Well, perhaps it is, for those who spend their lives evaluating such things. To me, it is absolutely transporting. I first listened to it while doing a work-out on a rowing machine and found that I tripled my usual distance. It was like mainlining some hazardous tachycardic amphetamine.

Once again, the children were wondering, "What's up with Daddy? Is he OK?"

Perhaps I am just losing my grip, having an adolescent movie get to me this way. But when those final credits roll, and Captain Jack narrows his eyes and says, "Now, bring me that horizon. Drink up me hearties, yo ho" and the music swells ... it is difficult to put into words the effect it has.

At this point my children have to yank me forcibly from the theater, lest I persist in watching the credits to the bitter end, and bid good-bye to the little monkey once more, wiping tears of exultation from my eyes.

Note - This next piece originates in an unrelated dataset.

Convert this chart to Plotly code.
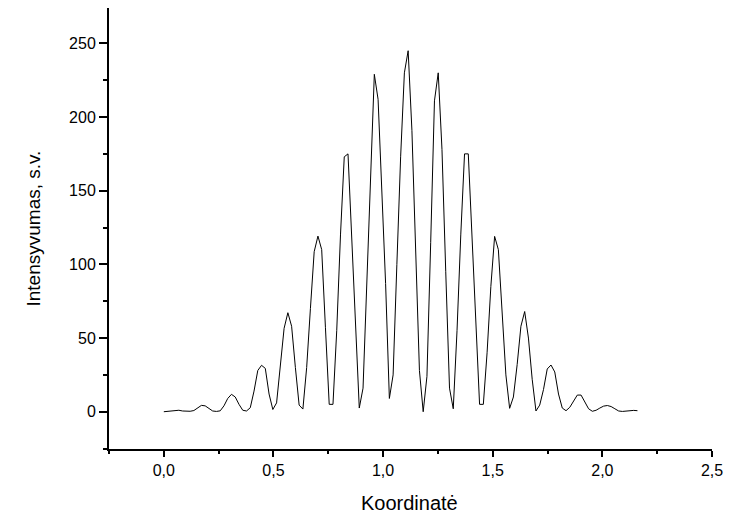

This is not just another "entry" in the summer blockbust sweepstakes. It is an exquisite work of fantasy and inventiveness, a true classic, on the order of "The Wizard of Oz." I do hope Depp's performance garners not just awards, but a place in the pantheon, something we old fogies -- and our gently fogeying children decades hence -- will show to our children and grandchildren like a revealed treasure. I cannot recall any movie having such an effect on me.